- **Exercise task**
Repeat the listing exactly as given, omitting every image.

§ §

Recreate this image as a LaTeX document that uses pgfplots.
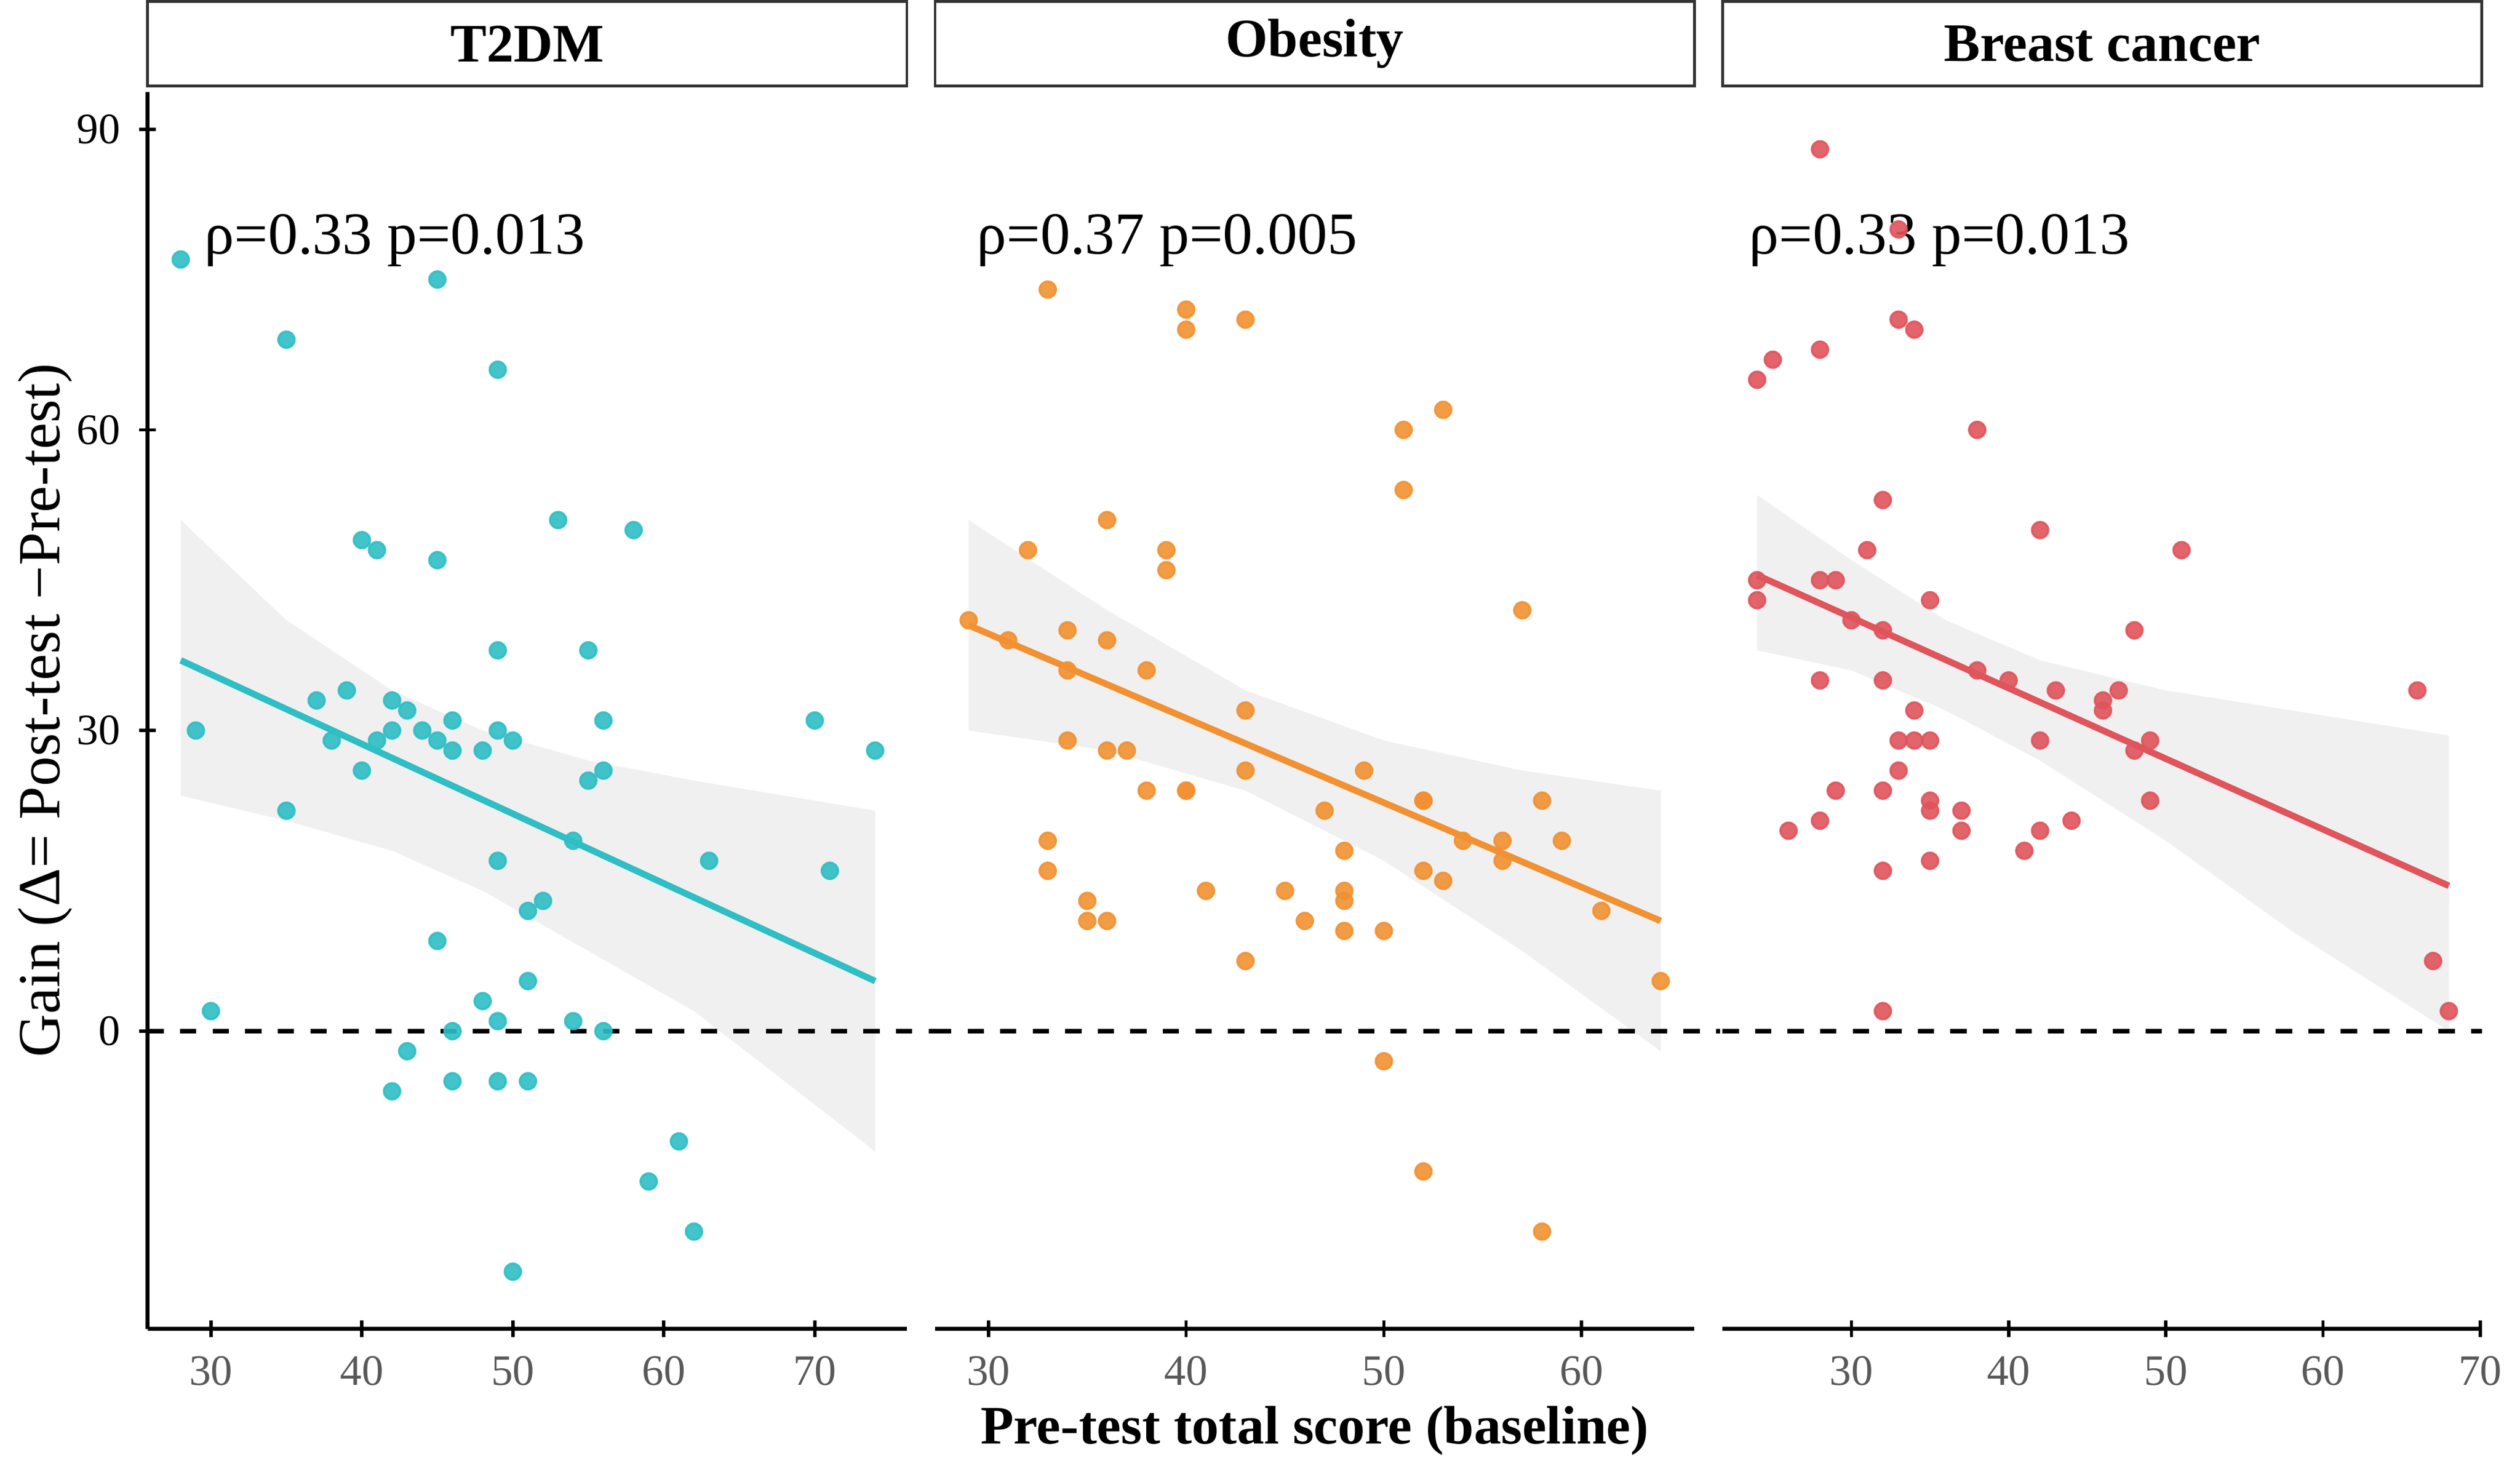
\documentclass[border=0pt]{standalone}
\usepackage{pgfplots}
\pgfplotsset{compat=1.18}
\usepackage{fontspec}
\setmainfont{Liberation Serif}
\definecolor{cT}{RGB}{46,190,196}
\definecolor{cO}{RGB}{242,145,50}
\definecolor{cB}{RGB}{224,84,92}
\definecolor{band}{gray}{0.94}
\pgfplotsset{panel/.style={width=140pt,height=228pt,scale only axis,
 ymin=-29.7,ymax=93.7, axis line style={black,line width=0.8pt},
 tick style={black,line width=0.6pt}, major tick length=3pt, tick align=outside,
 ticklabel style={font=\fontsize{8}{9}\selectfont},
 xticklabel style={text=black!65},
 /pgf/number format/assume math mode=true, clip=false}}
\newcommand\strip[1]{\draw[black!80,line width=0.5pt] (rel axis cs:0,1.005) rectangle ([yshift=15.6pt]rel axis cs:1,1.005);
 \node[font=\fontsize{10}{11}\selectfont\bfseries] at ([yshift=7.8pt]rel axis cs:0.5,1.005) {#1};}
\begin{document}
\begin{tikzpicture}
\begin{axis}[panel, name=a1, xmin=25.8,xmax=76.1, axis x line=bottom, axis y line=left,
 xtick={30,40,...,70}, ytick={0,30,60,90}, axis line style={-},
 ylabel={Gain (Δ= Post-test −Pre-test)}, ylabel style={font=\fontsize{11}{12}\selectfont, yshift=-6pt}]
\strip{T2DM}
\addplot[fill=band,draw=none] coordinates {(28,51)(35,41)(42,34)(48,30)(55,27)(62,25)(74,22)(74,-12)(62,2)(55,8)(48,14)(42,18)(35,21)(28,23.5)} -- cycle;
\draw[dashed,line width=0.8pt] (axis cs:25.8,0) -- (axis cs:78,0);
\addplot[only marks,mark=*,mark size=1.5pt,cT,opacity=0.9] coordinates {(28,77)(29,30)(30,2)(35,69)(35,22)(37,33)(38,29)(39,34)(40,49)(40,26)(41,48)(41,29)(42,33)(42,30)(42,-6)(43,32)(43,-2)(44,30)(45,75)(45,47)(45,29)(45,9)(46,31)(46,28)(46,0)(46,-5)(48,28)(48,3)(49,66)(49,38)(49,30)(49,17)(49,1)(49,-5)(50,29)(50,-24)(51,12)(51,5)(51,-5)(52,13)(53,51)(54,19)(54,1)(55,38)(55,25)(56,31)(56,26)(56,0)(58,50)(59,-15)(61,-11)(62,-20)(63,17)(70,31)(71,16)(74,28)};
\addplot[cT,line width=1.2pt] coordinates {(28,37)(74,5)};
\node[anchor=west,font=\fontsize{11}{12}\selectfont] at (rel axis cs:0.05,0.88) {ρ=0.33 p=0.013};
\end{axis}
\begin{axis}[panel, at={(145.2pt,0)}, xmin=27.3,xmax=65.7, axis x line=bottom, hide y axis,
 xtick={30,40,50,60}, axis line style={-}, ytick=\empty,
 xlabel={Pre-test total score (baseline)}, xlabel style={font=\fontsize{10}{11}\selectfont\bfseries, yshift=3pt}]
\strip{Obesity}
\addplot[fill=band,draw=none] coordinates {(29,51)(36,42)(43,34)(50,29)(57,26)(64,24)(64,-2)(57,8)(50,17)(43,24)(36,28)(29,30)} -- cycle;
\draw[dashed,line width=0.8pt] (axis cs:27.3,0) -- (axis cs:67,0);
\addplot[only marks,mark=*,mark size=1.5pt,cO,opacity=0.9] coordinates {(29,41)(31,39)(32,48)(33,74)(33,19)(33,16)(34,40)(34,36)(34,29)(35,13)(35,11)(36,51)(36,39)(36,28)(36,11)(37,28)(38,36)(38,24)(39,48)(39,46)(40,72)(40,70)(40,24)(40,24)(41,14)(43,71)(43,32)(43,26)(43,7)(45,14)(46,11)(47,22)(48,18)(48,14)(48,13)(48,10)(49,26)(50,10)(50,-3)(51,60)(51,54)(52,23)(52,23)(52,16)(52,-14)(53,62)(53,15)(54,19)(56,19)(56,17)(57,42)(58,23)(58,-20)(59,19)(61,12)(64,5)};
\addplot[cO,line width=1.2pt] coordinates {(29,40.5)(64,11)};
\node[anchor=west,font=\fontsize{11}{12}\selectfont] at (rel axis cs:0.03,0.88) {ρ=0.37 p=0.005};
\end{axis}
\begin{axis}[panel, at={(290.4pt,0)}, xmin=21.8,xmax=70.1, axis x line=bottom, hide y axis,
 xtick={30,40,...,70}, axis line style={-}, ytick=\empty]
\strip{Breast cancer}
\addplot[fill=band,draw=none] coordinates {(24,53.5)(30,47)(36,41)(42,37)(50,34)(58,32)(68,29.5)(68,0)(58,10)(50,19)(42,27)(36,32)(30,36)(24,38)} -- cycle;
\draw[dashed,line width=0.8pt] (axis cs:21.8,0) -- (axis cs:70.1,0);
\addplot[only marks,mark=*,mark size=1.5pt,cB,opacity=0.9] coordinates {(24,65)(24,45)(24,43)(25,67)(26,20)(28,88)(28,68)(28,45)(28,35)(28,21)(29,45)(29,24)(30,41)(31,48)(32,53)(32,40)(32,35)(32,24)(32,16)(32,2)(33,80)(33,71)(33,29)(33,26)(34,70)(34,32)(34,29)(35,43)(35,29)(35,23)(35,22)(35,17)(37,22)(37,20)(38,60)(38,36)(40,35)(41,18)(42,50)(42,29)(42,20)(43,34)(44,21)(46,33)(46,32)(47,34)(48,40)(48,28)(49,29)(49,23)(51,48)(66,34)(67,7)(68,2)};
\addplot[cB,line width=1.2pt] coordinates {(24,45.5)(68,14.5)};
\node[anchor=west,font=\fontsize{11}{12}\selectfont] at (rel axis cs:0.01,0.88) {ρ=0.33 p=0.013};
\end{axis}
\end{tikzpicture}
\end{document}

§ §

- **Reply**
Recreate this image as a LaTeX document that uses pgfplots.
\documentclass[border=0pt]{standalone}
\usepackage{pgfplots}
\pgfplotsset{compat=1.18}
\usepackage{fontspec}
\setmainfont{Liberation Serif}
\definecolor{cT}{RGB}{46,190,196}
\definecolor{cO}{RGB}{242,145,50}
\definecolor{cB}{RGB}{224,84,92}
\definecolor{band}{gray}{0.94}
\pgfplotsset{panel/.style={width=140pt,height=228pt,scale only axis,
 ymin=-29.7,ymax=93.7, axis line style={black,line width=0.8pt},
 tick style={black,line width=0.6pt}, major tick length=3pt, tick align=outside,
 ticklabel style={font=\fontsize{8}{9}\selectfont},
 xticklabel style={text=black!65},
 /pgf/number format/assume math mode=true, clip=false}}
\newcommand\strip[1]{\draw[black!80,line width=0.5pt] (rel axis cs:0,1.005) rectangle ([yshift=15.6pt]rel axis cs:1,1.005);
 \node[font=\fontsize{10}{11}\selectfont\bfseries] at ([yshift=7.8pt]rel axis cs:0.5,1.005) {#1};}
\begin{document}
\begin{tikzpicture}
\begin{axis}[panel, name=a1, xmin=25.8,xmax=76.1, axis x line=bottom, axis y line=left,
 xtick={30,40,...,70}, ytick={0,30,60,90}, axis line style={-},
 ylabel={Gain (Δ= Post-test −Pre-test)}, ylabel style={font=\fontsize{11}{12}\selectfont, yshift=-6pt}]
\strip{T2DM}
\addplot[fill=band,draw=none] coordinates {(28,51)(35,41)(42,34)(48,30)(55,27)(62,25)(74,22)(74,-12)(62,2)(55,8)(48,14)(42,18)(35,21)(28,23.5)} -- cycle;
\draw[dashed,line width=0.8pt] (axis cs:25.8,0) -- (axis cs:78,0);
\addplot[only marks,mark=*,mark size=1.5pt,cT,opacity=0.9] coordinates {(28,77)(29,30)(30,2)(35,69)(35,22)(37,33)(38,29)(39,34)(40,49)(40,26)(41,48)(41,29)(42,33)(42,30)(42,-6)(43,32)(43,-2)(44,30)(45,75)(45,47)(45,29)(45,9)(46,31)(46,28)(46,0)(46,-5)(48,28)(48,3)(49,66)(49,38)(49,30)(49,17)(49,1)(49,-5)(50,29)(50,-24)(51,12)(51,5)(51,-5)(52,13)(53,51)(54,19)(54,1)(55,38)(55,25)(56,31)(56,26)(56,0)(58,50)(59,-15)(61,-11)(62,-20)(63,17)(70,31)(71,16)(74,28)};
\addplot[cT,line width=1.2pt] coordinates {(28,37)(74,5)};
\node[anchor=west,font=\fontsize{11}{12}\selectfont] at (rel axis cs:0.05,0.88) {ρ=0.33 p=0.013};
\end{axis}
\begin{axis}[panel, at={(145.2pt,0)}, xmin=27.3,xmax=65.7, axis x line=bottom, hide y axis,
 xtick={30,40,50,60}, axis line style={-}, ytick=\empty,
 xlabel={Pre-test total score (baseline)}, xlabel style={font=\fontsize{10}{11}\selectfont\bfseries, yshift=3pt}]
\strip{Obesity}
\addplot[fill=band,draw=none] coordinates {(29,51)(36,42)(43,34)(50,29)(57,26)(64,24)(64,-2)(57,8)(50,17)(43,24)(36,28)(29,30)} -- cycle;
\draw[dashed,line width=0.8pt] (axis cs:27.3,0) -- (axis cs:67,0);
\addplot[only marks,mark=*,mark size=1.5pt,cO,opacity=0.9] coordinates {(29,41)(31,39)(32,48)(33,74)(33,19)(33,16)(34,40)(34,36)(34,29)(35,13)(35,11)(36,51)(36,39)(36,28)(36,11)(37,28)(38,36)(38,24)(39,48)(39,46)(40,72)(40,70)(40,24)(40,24)(41,14)(43,71)(43,32)(43,26)(43,7)(45,14)(46,11)(47,22)(48,18)(48,14)(48,13)(48,10)(49,26)(50,10)(50,-3)(51,60)(51,54)(52,23)(52,23)(52,16)(52,-14)(53,62)(53,15)(54,19)(56,19)(56,17)(57,42)(58,23)(58,-20)(59,19)(61,12)(64,5)};
\addplot[cO,line width=1.2pt] coordinates {(29,40.5)(64,11)};
\node[anchor=west,font=\fontsize{11}{12}\selectfont] at (rel axis cs:0.03,0.88) {ρ=0.37 p=0.005};
\end{axis}
\begin{axis}[panel, at={(290.4pt,0)}, xmin=21.8,xmax=70.1, axis x line=bottom, hide y axis,
 xtick={30,40,...,70}, axis line style={-}, ytick=\empty]
\strip{Breast cancer}
\addplot[fill=band,draw=none] coordinates {(24,53.5)(30,47)(36,41)(42,37)(50,34)(58,32)(68,29.5)(68,0)(58,10)(50,19)(42,27)(36,32)(30,36)(24,38)} -- cycle;
\draw[dashed,line width=0.8pt] (axis cs:21.8,0) -- (axis cs:70.1,0);
\addplot[only marks,mark=*,mark size=1.5pt,cB,opacity=0.9] coordinates {(24,65)(24,45)(24,43)(25,67)(26,20)(28,88)(28,68)(28,45)(28,35)(28,21)(29,45)(29,24)(30,41)(31,48)(32,53)(32,40)(32,35)(32,24)(32,16)(32,2)(33,80)(33,71)(33,29)(33,26)(34,70)(34,32)(34,29)(35,43)(35,29)(35,23)(35,22)(35,17)(37,22)(37,20)(38,60)(38,36)(40,35)(41,18)(42,50)(42,29)(42,20)(43,34)(44,21)(46,33)(46,32)(47,34)(48,40)(48,28)(49,29)(49,23)(51,48)(66,34)(67,7)(68,2)};
\addplot[cB,line width=1.2pt] coordinates {(24,45.5)(68,14.5)};
\node[anchor=west,font=\fontsize{11}{12}\selectfont] at (rel axis cs:0.01,0.88) {ρ=0.33 p=0.013};
\end{axis}
\end{tikzpicture}
\end{document}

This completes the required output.